As a beer drinker, home brewer, and lover of all things related to beers and ales, I have a question for our englisgh friends. What is your best mass-market beer? I’ve had Watney’s and BASS ALE-they are pretty good. I also like THEAKSTON’s OLD PECULIER (hard to get in the USA), and SAMUEL SMITH’S ALE is very good. Of course, you have your “real ale” movement, and British pub-brewed beers and ales are superb-I wish we had more brewpubs in the USA.
But anyway, when you don’t have time to visit your local pub-what’s your best commercial brew?
Old Speckled Hen is pretty widely available and is good. Bass, as mentioned will hit thesport. My own personal favourites are Pedigree and (here in very sunny London) London Pride.
Of the lagers, Stella is my favourite, and Howegaarden is the mutts nuts (but hideously expensive)

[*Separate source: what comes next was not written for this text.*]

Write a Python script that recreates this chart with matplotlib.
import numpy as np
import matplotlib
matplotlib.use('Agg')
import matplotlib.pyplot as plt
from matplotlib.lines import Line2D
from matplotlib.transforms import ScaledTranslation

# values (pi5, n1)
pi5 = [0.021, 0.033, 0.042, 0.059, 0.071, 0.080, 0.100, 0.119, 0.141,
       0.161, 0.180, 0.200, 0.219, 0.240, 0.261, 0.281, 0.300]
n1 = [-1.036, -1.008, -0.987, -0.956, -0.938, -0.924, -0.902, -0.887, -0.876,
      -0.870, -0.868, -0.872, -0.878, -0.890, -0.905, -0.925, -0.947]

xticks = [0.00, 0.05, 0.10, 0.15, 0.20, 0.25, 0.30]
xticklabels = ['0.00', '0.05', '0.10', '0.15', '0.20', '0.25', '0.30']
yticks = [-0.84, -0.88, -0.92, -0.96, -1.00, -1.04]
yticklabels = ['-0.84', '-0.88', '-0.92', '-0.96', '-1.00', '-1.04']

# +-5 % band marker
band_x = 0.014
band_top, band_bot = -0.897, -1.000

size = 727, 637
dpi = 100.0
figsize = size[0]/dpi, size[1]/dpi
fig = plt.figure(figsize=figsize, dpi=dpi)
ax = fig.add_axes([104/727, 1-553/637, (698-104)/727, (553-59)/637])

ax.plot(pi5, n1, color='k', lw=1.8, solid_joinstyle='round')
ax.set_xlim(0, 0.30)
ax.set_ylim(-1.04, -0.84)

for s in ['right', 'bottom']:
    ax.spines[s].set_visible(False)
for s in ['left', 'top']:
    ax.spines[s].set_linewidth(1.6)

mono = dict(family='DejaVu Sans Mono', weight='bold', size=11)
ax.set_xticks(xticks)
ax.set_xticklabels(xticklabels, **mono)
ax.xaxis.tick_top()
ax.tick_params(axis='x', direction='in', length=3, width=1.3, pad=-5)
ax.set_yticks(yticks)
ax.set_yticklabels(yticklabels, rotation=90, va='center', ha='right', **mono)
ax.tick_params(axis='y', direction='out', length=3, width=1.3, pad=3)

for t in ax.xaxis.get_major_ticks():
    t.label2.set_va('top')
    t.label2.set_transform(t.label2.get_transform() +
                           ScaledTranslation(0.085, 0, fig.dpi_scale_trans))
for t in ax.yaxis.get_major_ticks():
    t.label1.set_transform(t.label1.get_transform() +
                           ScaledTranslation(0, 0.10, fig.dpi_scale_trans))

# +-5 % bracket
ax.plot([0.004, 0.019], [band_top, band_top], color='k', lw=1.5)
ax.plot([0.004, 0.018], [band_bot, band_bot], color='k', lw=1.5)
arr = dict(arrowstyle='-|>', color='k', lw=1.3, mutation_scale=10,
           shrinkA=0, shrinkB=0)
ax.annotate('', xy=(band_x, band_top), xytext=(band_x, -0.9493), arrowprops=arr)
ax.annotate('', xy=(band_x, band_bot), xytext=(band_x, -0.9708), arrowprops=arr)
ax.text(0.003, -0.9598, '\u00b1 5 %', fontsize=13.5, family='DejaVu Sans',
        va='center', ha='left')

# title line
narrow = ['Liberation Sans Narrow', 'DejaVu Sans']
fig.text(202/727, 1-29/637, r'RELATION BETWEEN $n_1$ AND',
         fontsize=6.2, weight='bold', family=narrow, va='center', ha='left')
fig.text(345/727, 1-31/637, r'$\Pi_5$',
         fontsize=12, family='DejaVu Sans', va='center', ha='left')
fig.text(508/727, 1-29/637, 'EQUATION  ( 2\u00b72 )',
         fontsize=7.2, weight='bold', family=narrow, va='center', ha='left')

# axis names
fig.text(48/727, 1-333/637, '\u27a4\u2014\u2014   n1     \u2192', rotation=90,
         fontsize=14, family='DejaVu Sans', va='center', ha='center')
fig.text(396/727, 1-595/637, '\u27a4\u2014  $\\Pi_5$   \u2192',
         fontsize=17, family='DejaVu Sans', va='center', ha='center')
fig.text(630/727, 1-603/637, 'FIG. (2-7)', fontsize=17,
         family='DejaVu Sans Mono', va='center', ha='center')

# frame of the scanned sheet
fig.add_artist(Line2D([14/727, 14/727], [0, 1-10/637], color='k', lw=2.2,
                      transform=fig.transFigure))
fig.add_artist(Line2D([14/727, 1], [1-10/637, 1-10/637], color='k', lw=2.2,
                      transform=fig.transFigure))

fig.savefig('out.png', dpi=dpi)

This is a tough one because people who have strong views may say that “good” and “mass market” are contradictory ideas. Also, there really isn’t a brand of bitter/ale that is available in every pub, so the most common beer in any town will be a local brand, even if its brewer has a national (or multinational) parent company.

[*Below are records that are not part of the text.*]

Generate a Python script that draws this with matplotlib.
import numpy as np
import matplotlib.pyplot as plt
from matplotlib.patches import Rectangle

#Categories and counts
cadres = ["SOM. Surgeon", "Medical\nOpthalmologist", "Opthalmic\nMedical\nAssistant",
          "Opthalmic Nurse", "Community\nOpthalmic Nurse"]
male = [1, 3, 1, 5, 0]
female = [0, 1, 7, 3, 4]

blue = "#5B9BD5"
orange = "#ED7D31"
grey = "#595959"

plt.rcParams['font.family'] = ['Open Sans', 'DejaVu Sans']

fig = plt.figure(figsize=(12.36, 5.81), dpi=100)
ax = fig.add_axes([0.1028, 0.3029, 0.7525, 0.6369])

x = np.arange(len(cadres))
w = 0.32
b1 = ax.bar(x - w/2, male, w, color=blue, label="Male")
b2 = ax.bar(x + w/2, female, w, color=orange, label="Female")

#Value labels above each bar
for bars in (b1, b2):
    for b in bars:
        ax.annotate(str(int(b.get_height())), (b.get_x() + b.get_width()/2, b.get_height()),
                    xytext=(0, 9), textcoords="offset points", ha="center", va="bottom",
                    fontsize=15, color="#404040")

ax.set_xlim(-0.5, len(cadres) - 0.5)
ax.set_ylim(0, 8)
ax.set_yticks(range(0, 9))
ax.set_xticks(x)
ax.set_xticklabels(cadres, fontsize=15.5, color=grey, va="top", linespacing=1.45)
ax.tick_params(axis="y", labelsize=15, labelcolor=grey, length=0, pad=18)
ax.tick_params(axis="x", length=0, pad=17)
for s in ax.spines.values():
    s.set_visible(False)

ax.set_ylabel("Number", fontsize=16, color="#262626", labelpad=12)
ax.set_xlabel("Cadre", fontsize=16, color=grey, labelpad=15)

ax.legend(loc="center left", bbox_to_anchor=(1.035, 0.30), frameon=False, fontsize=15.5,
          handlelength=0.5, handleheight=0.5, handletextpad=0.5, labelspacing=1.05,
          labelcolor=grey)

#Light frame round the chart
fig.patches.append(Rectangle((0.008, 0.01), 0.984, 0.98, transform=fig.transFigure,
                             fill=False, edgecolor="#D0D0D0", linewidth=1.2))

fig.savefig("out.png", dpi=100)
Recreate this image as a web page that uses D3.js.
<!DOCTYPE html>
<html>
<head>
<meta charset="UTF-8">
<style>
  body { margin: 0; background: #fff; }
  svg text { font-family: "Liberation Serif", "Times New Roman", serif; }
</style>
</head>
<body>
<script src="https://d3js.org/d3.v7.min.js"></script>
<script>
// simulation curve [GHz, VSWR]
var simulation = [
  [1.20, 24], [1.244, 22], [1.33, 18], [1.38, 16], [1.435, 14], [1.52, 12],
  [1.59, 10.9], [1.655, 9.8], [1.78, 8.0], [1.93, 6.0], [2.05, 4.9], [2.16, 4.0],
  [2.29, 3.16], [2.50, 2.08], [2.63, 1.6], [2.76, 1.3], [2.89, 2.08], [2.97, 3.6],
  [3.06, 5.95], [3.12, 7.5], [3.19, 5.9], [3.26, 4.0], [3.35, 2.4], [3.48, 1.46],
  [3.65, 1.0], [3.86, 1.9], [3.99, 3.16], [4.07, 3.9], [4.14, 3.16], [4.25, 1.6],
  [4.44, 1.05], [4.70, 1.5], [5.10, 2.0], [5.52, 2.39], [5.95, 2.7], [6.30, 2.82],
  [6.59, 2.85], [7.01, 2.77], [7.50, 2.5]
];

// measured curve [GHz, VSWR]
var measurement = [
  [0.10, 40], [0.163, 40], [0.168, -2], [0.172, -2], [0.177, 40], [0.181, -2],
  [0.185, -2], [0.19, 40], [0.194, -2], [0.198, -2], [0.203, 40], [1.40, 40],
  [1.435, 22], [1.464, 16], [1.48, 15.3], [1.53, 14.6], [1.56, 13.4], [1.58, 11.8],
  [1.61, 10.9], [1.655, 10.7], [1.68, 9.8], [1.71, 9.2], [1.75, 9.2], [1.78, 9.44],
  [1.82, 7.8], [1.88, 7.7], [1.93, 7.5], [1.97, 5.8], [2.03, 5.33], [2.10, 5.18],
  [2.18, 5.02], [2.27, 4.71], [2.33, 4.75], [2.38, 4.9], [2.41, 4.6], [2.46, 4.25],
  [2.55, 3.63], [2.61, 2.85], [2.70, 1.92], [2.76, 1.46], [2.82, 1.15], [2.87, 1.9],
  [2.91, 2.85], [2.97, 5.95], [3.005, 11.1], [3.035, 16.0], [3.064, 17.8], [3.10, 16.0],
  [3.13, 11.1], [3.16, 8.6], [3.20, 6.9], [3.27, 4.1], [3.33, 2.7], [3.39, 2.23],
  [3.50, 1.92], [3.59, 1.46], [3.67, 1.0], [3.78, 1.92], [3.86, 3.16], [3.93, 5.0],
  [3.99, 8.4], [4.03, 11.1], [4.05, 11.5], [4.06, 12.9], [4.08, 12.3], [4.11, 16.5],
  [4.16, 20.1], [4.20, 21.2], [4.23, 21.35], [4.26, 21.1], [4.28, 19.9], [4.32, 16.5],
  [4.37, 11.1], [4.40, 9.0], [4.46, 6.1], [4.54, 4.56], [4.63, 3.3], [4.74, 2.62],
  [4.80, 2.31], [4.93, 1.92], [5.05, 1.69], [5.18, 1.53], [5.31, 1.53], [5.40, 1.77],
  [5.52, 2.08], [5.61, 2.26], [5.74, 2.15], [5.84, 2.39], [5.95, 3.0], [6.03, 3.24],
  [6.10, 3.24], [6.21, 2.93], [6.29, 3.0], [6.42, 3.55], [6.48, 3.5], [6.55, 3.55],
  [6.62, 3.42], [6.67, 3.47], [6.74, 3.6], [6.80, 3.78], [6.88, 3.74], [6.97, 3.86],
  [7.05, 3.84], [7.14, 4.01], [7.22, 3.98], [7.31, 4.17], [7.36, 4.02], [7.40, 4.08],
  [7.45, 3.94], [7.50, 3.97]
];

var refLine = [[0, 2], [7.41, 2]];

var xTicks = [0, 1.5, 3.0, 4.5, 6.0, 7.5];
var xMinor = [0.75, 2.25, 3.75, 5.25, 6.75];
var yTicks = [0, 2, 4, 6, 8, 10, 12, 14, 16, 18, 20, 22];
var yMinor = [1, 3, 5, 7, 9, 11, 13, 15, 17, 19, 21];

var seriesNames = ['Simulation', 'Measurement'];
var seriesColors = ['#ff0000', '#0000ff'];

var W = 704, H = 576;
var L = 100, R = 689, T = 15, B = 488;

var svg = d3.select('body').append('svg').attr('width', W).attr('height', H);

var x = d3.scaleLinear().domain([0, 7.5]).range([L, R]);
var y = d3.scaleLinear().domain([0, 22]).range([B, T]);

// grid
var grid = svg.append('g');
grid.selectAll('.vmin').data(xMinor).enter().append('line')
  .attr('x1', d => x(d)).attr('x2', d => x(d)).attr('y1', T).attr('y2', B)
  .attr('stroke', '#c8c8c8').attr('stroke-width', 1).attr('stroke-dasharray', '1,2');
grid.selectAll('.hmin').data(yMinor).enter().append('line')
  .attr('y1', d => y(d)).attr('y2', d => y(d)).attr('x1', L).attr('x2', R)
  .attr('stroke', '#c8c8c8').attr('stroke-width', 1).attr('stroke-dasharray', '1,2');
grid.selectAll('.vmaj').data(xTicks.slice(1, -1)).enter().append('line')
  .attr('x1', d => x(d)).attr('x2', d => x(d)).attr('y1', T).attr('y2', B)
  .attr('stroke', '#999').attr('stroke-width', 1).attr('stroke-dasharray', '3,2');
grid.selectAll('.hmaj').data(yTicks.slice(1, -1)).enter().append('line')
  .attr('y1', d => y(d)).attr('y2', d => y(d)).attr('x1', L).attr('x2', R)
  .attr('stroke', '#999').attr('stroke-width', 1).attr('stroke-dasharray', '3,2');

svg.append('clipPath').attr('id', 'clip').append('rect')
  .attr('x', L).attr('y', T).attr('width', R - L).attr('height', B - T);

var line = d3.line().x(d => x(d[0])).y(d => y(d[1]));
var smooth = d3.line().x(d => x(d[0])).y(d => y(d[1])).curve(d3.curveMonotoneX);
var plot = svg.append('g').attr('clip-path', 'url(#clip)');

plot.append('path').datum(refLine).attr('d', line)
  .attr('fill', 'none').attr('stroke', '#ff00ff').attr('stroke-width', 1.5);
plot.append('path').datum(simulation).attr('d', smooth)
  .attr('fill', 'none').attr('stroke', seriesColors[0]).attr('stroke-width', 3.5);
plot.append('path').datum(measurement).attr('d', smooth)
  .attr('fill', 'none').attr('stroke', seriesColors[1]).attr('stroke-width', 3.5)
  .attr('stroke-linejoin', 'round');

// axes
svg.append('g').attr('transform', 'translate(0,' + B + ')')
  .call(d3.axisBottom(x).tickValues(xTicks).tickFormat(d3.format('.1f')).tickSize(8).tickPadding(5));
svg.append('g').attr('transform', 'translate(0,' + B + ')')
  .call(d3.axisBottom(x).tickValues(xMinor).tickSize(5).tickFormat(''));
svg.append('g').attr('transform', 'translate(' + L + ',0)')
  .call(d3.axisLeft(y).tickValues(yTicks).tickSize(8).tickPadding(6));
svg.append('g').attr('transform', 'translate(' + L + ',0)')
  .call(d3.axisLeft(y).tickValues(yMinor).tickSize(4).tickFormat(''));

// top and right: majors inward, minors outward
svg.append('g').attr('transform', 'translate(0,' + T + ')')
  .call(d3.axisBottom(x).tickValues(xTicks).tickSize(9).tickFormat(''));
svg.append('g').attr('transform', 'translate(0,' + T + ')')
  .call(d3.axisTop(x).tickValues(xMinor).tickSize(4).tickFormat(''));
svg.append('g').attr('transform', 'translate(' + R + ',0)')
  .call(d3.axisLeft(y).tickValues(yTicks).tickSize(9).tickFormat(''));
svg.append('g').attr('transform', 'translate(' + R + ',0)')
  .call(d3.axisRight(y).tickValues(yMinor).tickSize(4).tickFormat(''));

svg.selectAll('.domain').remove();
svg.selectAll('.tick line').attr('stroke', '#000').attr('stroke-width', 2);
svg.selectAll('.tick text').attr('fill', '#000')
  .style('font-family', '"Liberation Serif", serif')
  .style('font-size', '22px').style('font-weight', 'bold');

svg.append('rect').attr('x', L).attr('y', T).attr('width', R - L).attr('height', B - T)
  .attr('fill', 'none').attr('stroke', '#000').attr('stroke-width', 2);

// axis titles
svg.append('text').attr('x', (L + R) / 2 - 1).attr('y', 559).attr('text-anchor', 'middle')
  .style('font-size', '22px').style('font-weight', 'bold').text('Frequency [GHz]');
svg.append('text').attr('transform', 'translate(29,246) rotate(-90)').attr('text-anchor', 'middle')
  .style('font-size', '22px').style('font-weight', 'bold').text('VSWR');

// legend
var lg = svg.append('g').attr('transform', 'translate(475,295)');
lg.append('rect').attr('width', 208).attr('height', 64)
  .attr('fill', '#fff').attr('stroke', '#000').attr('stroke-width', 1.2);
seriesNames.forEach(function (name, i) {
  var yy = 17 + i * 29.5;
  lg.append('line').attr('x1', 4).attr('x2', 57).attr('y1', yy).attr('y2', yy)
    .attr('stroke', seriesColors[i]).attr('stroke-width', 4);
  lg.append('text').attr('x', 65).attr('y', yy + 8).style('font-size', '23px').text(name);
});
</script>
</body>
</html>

Bass and Tetley are probably the most widely available.
The most widespread lagers in England seem to be Carling, Carlsberg and Stella Artois these days.
Greene King Abbott and Adnams Bitter are both widely available and are even given the thumbs up by the Real Ale crowd.
Mmmmm, this is a great thread! Having been brought up in a Budweiser household I though all beer tasted like that and never touched the stuff up till a few years ago when I had a local (to me) beer and loved it. Now I’m a big fan of Samuel Smith’s and have been looking to try other Brit brews. I’m making a list!
Scottish beers are different from English ones, they are never called “bitters”; being generally sweeter and less hoppy, although I’m far from being an expert on beer varieties. There are loads of new small breweries in Scotland now, but since you ask about mass market ones, Caledonian and Belhaven are both good. They are dwarfed by Tennant’s and McEwan’s; don’t bother with their beers if you don’t have to. “80 shilling” (of various brands, such as Caledonian) is now the default dark beer in most Scottish pubs, for a more hoppy one try Deuchar’s IPA.
Not really “mass market”, but until you have tried Chimay, Leffe Triple and Duvel you have missed an amazing taste experience.
You have, however, also saved yourself a bastard of a hangover. No wonder Trappist monks take a vow of silence.